A scar that means survival
In the end, the lightning bolt was always more than a mark. It was a threshold. A reminder that something had tried to kill him and failed. But the story behind it was often too clean, too linear. The reboot can complicate that mark. Not just as a symbol of destiny fulfilled, but as the scar of everything that came before and after.
This version of Harry doesn’t emerge from battle as a conquering hero. He comes back carrying what he’s lost. Friends buried. Trust broken. A childhood taken. And yet, he lives. That endurance deserves space, not just applause. It deserves to be explored not as a closing act, but as the beginning of a different story, one that begins after the myth ends.
The reboot has the potential to leave viewers with something deeper than nostalgia. It can offer a meditation on healing, memory, and identity. It can ask what remains when the war is over and the world no longer needs a Chosen One. And in that question, it can find a truth that the original films only brushed against. The most powerful magic is survival, even when it hurts.
What if it had been Neville?
The prophecy never said Harry’s name.
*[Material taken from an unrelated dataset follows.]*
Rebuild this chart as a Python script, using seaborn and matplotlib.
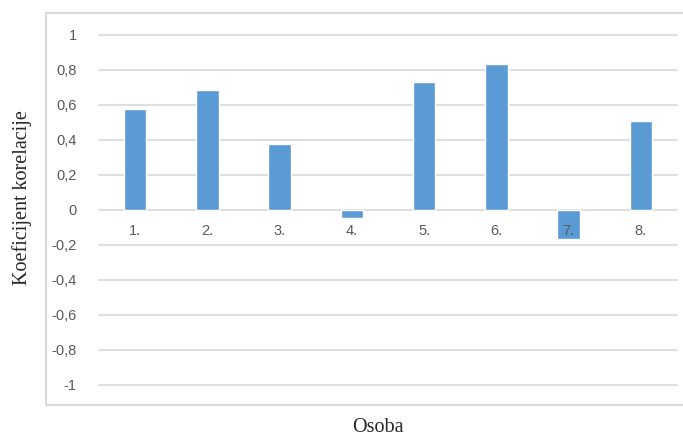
import matplotlib
matplotlib.use("Agg")
import matplotlib.pyplot as plt
import pandas as pd
import seaborn as sns
from matplotlib.patches import Rectangle

# Podaci
osobe = ["1.", "2.", "3.", "4.", "5.", "6.", "7.", "8."]
koeficijenti = [0.576, 0.684, 0.375, -0.044, 0.730, 0.831, -0.165, 0.506]
y_ticks = [-1, -0.8, -0.6, -0.4, -0.2, 0, 0.2, 0.4, 0.6, 0.8, 1]

sns.set_style("white")
plt.rcParams["font.family"] = ["Liberation Sans", "DejaVu Sans"]

df = pd.DataFrame({"Osoba": osobe, "Koeficijent": koeficijenti})

fig = plt.figure(figsize=(6.83, 4.38), dpi=100)
ax = fig.add_axes([99 / 683, 1 - 385 / 438, 578 / 683, (385 - 34.7) / 438])

sns.barplot(data=df, x="Osoba", y="Koeficijent", color="#5B9BD5",
            saturation=1, width=0.31, ax=ax, zorder=3)

ax.set_xlim(-0.5, len(osobe) - 0.5)
ax.set_ylim(-1, 1)
ax.set_yticks(y_ticks)
ax.set_yticklabels([("%g" % v).replace(".", ",") for v in y_ticks],
                   color="#595959", fontsize=10.5)
ax.tick_params(axis="y", length=0, pad=16)
ax.set_xticks([])
ax.set_xlabel("")
ax.set_ylabel("")
ax.grid(axis="y", color="#D9D9D9", linewidth=1.2, zorder=0)
for gl in ax.get_ygridlines():
    gl.set_clip_on(False)
for s in ax.spines.values():
    s.set_visible(False)

# oznake kategorija odmah ispod nule
for i, lab in enumerate(osobe):
    ax.annotate(lab, (i, 0), xytext=(0, -15.5), textcoords="offset points",
                ha="center", va="center", color="#595959", fontsize=10.5,
                zorder=4)

# okvir grafikona
fig.patches.append(Rectangle((46 / 683, 1 - 405 / 438), 1.5, (405 - 13) / 438,
                             transform=fig.transFigure, fill=False,
                             edgecolor="#D9D9D9", linewidth=1.5))

fig.text(378 / 683, 1 - 428 / 438, "Osoba", ha="center", va="center",
         family="Liberation Serif", fontsize=14.5)
fig.text(22 / 683, 1 - 198 / 438, "Koeficijent korelacije", ha="center",
         va="center", rotation=90, family="Liberation Serif", fontsize=14.5)

fig.savefig("out.png", dpi=100)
It spoke of a child born at the end of July, born to parents who had defied the Dark Lord three times. Neville Longbottom fit every word. And when Voldemort chose Harry instead, that single decision shaped the future.
The Harry Potter reboot could finally give that silence a voice. What life did Neville lose in that moment, and what did he gain? He grew up with his own ghosts, his own grief, and his own battles. But no symbol was carved into his forehead. No crowds followed his steps.
Neville became brave in the quiet. He rose not because the world expected it, but because it needed someone to stand. In placing him beside Harry, the series can explore what defines a hero: the story written for you or the one you choose to write for yourself.